Message Send Failure
2019-05-27, Allen, Jamie, Garnicnig, Bernhard
Message Send Failure is collaborative writing, messaging and texting on the topic of the iterative misfires, cyclical catastrophes and the perilous, treacherous pathways, breakdowns and breakthroughs of meaning we embark on every day. With Bernhard Garnicnig, it begins with a sense we have all had of how miraculous it is that anyone succeeds in communicating anything, ever. Our modern-day incantations of digital communication, these necessary methods, are the magical cornerstones of an edifice of economies, social systems, personal relations, friendships, societies, beliefs and philosophies. We are tested and fail before Hermes, the messenger of the gods, as we demand proof of one another’s faith, belief and trust, falling short with every badly penned email or miss-sent misread or misunderstood iMessage. We strive toward the integrity of intention, but don’t always hit the mark.
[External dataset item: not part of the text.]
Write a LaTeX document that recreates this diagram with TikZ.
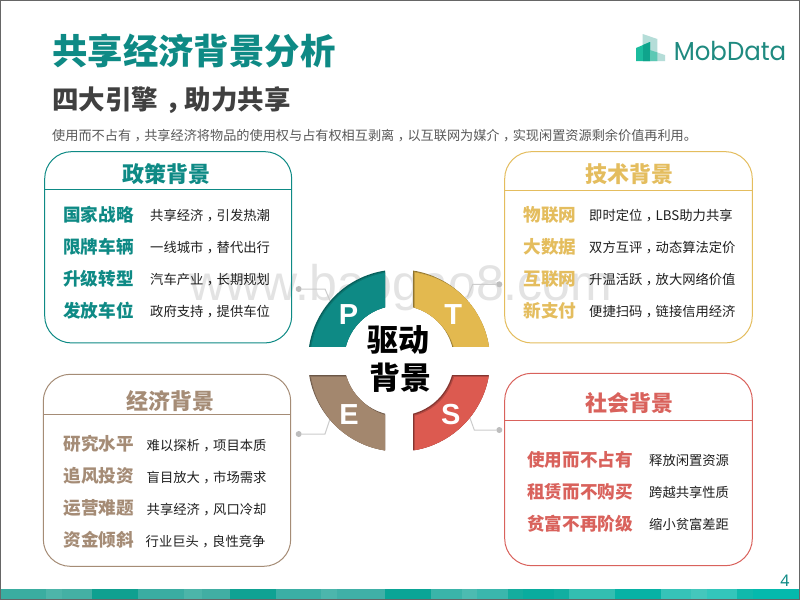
\documentclass[tikz,border=0pt]{standalone}
\usepackage{fontspec}
\setmainfont{Noto Sans CJK SC}
\newfontfamily\logofont{Poppins}
\newfontfamily\latinfont{Noto Sans}
\newfontfamily\wmfont{Liberation Sans}
\newcommand{\szf}[1]{\fontsize{#1pt}{#1pt}\selectfont}
\newcommand{\zc}{\makebox[1em][l]{\hspace{.26em}，}}
\definecolor{cP}{HTML}{0E8A85}
\definecolor{cPd}{HTML}{075F5B}
\definecolor{cT}{HTML}{E3B94F}
\definecolor{cTd}{HTML}{8F7430}
\definecolor{cE}{HTML}{A3876E}
\definecolor{cEd}{HTML}{6B5747}
\definecolor{cS}{HTML}{DC5A50}
\definecolor{cSd}{HTML}{843530}
\definecolor{tT}{HTML}{E4BD5E}
\definecolor{tE}{HTML}{A58C76}
\definecolor{tS}{HTML}{D9625C}
\definecolor{ln}{HTML}{CCCCCC}
\definecolor{dotc}{HTML}{BDBDBD}
\definecolor{lgA}{HTML}{B5DDD8}
\definecolor{lgB}{HTML}{1CBC9E}
\definecolor{lgC}{HTML}{0FA48C}
\definecolor{lgD}{HTML}{5CC8B4}
\definecolor{lgT}{HTML}{1F8A80}
\tikzset{
  panel/.style={draw=#1,line width=1pt,rounded corners=27pt,inner sep=0pt,outer sep=0pt,anchor=center},
  ptitle/.style={text=#1,font=\szf{22}\bfseries,inner sep=0pt,anchor=center,yshift=-1pt},
  plabel/.style={text=#1,font=\szf{17.6}\bfseries,inner sep=0pt,anchor=west,yshift=-1pt},
  pdesc/.style={text=black!88,font=\szf{13.3},inner sep=0pt,anchor=west,yshift=-0.5pt},
  letter/.style={text=white,font=\wmfont\szf{29}\bfseries,inner sep=0pt,anchor=center},
  centertext/.style={text=black,font=\szf{31}\bfseries,inner sep=0pt,anchor=center,yshift=-1.5pt},
  linkdot/.style={circle,fill=dotc,minimum size=6pt,inner sep=0pt,outer sep=0pt},
  link/.style={draw=ln,line width=1pt}
}
% quadrant of the ring with an inner shadow from the upper left
\newcommand{\qsec}[4]{%
  \begin{scope}
    \clip (399+#1*14,360.5+#2*14.5) rectangle (399+#1*100,360.5+#2*100);
    \begin{scope}[even odd rule]
    \clip (399,360.5) circle[radius=91pt] (399,360.5) circle[radius=55pt];
    \fill[#4] (280,240) rectangle (520,480);
    \begin{scope}[shift={(1,1)}]
      \clip (399+#1*14,360.5+#2*14.5) rectangle (399+#1*101,360.5+#2*101);
      \fill[#3!55!#4] (399,360.5) circle[radius=91pt] (399,360.5) circle[radius=55pt];
    \end{scope}
    \begin{scope}[shift={(2,2)}]
      \clip (399+#1*14,360.5+#2*14.5) rectangle (399+#1*102,360.5+#2*102);
      \fill[#3] (399,360.5) circle[radius=91pt] (399,360.5) circle[radius=55pt];
    \end{scope}
    \end{scope}
  \end{scope}}
\begin{document}
\begin{tikzpicture}[x=1pt,y=-1pt]
\useasboundingbox (0,0) rectangle (800,600);
\fill[white] (0,0) rectangle (800,600);
% watermark
\node[text=black!11,font=\wmfont\szf{50},inner sep=0pt,anchor=base] (wm) at (401,300) {www.baogao8.com};
% header
\node[text=cP,font=\szf{35.4}\bfseries,inner sep=0pt,anchor=west] (title) at (52,51) {共享经济背景分析};
\node[text=black!75,font=\szf{26.5}\bfseries,inner sep=0pt,anchor=west] (sub) at (52,100.5) {四大引擎\zc 助力共享};
\node[text=black!65,font=\szf{13.16},inner sep=0pt,anchor=west] (desc) at (52,135.5) {使用而不占有\zc 共享经济将物品的使用权与占有权相互剥离\zc 以互联网为媒介\zc 实现闲置资源剩余价值再利用。};
% logo
\fill[lgA] (642.7,34) -- (657.3,39) -- (657.3,52.5) -- (665,55) -- (665,61) -- (642.7,61) -- cycle;
\fill[lgB] (636,48) -- (650,42) -- (650,61) -- (636,61) -- cycle;
\fill[lgC] (643,45) -- (650,42) -- (650,61) -- (643,61) -- cycle;
\fill[lgD] (650,50) -- (657.3,52.5) -- (657.3,61) -- (650,61) -- cycle;
\node[text=lgT,font=\logofont\szf{26},inner sep=0pt,anchor=center,xscale=.94,transform shape] (logo) at (730,51) {MobData};
% panels
\node[panel=cP,minimum width=247pt,minimum height=191.3pt] (pP) at (168.2,247.3) {};
\node[panel=tT,minimum width=247.6pt,minimum height=191.3pt] (pT) at (628.5,247.3) {};
\node[panel=tE,minimum width=247.4pt,minimum height=192pt] (pE) at (167,470.3) {};
\node[panel=tS,minimum width=247.6pt,minimum height=192.4pt] (pS) at (628.5,469.5) {};
\coordinate (dP) at (0,189.3);
\coordinate (dT) at (0,190);
\coordinate (dE) at (0,414);
\coordinate (dS) at (0,420);
\draw[cP,line width=1pt] (pP.west |- dP) -- (pP.east |- dP);
\draw[tT,line width=1pt] (pT.west |- dT) -- (pT.east |- dT);
\draw[tE,line width=1pt] (pE.west |- dE) -- (pE.east |- dE);
\draw[tS,line width=1pt] (pS.west |- dS) -- (pS.east |- dS);
% panel P
\node[ptitle=cP] (tP) at (166.7,173.5) {政策背景};
\node[plabel=cP] (P1) at (63,214) {国家战略};
\node[plabel=cP] (P2) at (63,246) {限牌车辆};
\node[plabel=cP] (P3) at (63,278) {升级转型};
\node[plabel=cP] (P4) at (63,310) {发放车位};
\node[pdesc] (P1d) at (150,215) {共享经济\zc 引发热潮};
\node[pdesc] (P2d) at (150,247) {一线城市\zc 替代出行};
\node[pdesc] (P3d) at (150,279) {汽车产业\zc 长期规划};
\node[pdesc] (P4d) at (150,311) {政府支持\zc 提供车位};
% panel T
\node[ptitle=tT] (tTt) at (629,173.5) {技术背景};
\node[plabel=tT] (T1) at (523.5,214) {物联网};
\node[plabel=tT] (T2) at (523.5,246) {大数据};
\node[plabel=tT] (T3) at (523.5,278) {互联网};
\node[plabel=tT] (T4) at (523.5,310) {新支付};
\node[pdesc] (T1d) at (589,215) {即时定位\zc LBS助力共享};
\node[pdesc] (T2d) at (589,247) {双方互评\zc 动态算法定价};
\node[pdesc] (T3d) at (589,279) {升温活跃\zc 放大网络价值};
\node[pdesc] (T4d) at (589,311) {便捷扫码\zc 链接信用经济};
% panel E
\node[ptitle=tE] (tEt) at (170.5,400) {经济背景};
\node[plabel=tE] (E1) at (63.5,443) {研究水平};
\node[plabel=tE] (E2) at (63.5,475) {追风投资};
\node[plabel=tE] (E3) at (63.5,507) {运营难题};
\node[plabel=tE] (E4) at (63.5,539) {资金倾斜};
\node[pdesc] (E1d) at (146.5,445) {难以探析\zc 项目本质};
\node[pdesc] (E2d) at (146.5,477) {盲目放大\zc 市场需求};
\node[pdesc] (E3d) at (146.5,509) {共享经济\zc 风口冷却};
\node[pdesc] (E4d) at (145.5,541) {行业巨头\zc 良性竞争};
% panel S
\node[ptitle=tS] (tSt) at (629,402.5) {社会背景};
\node[plabel=tS] (S1) at (527,458.5) {使用而不占有};
\node[plabel=tS] (S2) at (527,490.5) {租赁而不购买};
\node[plabel=tS] (S3) at (527,522.5) {贫富不再阶级};
\node[pdesc] (S1d) at (649,460) {释放闲置资源};
\node[pdesc] (S2d) at (649,492) {跨越共享性质};
\node[pdesc] (S3d) at (649,524) {缩小贫富差距};
% connectors
\node[linkdot] (dotP) at (298.7,289) {};
\node[linkdot] (dotT) at (499.3,284.3) {};
\node[linkdot] (dotE) at (298.7,434) {};
\node[linkdot] (dotS) at (499.3,430) {};
\coordinate (eP) at (331,303);
\coordinate (eT) at (467.5,297);
\coordinate (eE) at (331,416);
\coordinate (eS) at (468.5,414);
\draw[link] (dotP) -- (325,289) -- (eP);
\draw[link] (dotT) -- (472.7,284.3) -- (eT);
\draw[link] (dotE) -- (325,434) -- (eE);
\draw[link] (dotS) -- (474.3,430) -- (eS);
% ring
\qsec{-1}{-1}{cP}{cPd}
\qsec{1}{-1}{cT}{cTd}
\qsec{-1}{1}{cE}{cEd}
\qsec{1}{1}{cS}{cSd}
\node[letter] (lP) at (348.5,315) {P};
\node[letter] (lT) at (453.3,315) {T};
\node[letter] (lE) at (349,415) {E};
\node[letter] (lS) at (450.7,415) {S};
\node[centertext] (c1) at (398.5,338) {驱动};
\node[centertext] (c2) at (400,376) {背景};
% bottom band
\begin{scope}[xscale=0.5102]
\foreach \a/\b/\c in {0/90/3AADA0,90/122/4DB5A9,122/180/44B0A4,180/270/0FA090,270/360/3AADA2,360/395/4CB5A9,395/450/41AEA3,450/540/0FA293,540/630/3BAFA5,630/660/4CB6AC,660/755/40B0A7,755/845/0AA596,845/905/3AB4A9,905/935/4CBBB1,935/995/3AB7AD,995/1025/14AD9E,1025/1085/09AC9E,1085/1115/12AFA1,1115/1205/33BEB1,1205/1295/07B2A5,1295/1355/36C3B8,1355/1385/44C7BC,1385/1445/33C6BB,1445/1475/10B9AC,1475/1568/05B9AD}{
  \definecolor{bandc}{HTML}{\c}
  \fill[bandc] (\a,589) rectangle (\b+0.5,599.3);
}
\end{scope}
\node[text=cP,font=\latinfont\szf{16},inner sep=0pt,anchor=center] (pg) at (785,581) {4};
% page frame
\draw[black!60,line width=1pt] (0.5,0.5) rectangle (799.5,599.5);
\end{tikzpicture}
\end{document}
As goes the relativizing liberation of “not crying over spilt milk”, so goes the invocation of cali-fornicative technologies to fail early, fail often and profit from these failure. “Progress” these days means to project projects, cantilever life, unreservedly and constantly risk to fail. And with the crash and burn comes a freeing clearing, a conjoined with an imperative to “emerge from the ashes”, together, to revel in misunderstanding one another.
Impossible Escapes
2017, Greiner-Petter, Moritz, Allen, Jamie
Impossible Escapes is an escape and evasion map publication developed and distributed in collaboration with Neural magazine and transmediale festival Berlin. The project addresses illusive tendencies to escape – be it from technology, society, or earth – and gathers various strategies of how to handle this most modern impetus of escaping. Technoculture promises many ways out of our problematic modernity and we keep running away from ourselves in iteration. But it is more than doubtful, that escape is truly possible – or desirable. How can we nevertheless value the benefits of escape as a temporary gesture, movement or process? What might be forms of effective everyday micro-escapes? And what could be alternative notions and attitudes to confront our problems? The map publication was exclusively distributed through special editions of Neural magazine’s issue 56 (which also features an essay about the project) as well as throughout the 2017 anniversary edition of transmediale festival “ever elusive” in Berlin. As part of the festival program, three parallel workshop sessions took place at different exits of Haus der Kulturen der Welt, the festival’s venue. The workshop was concluded by a field trip around the building, led by invited artist Leanne Wijnsma, who has made digging tunnels an essential part of her artistic practice.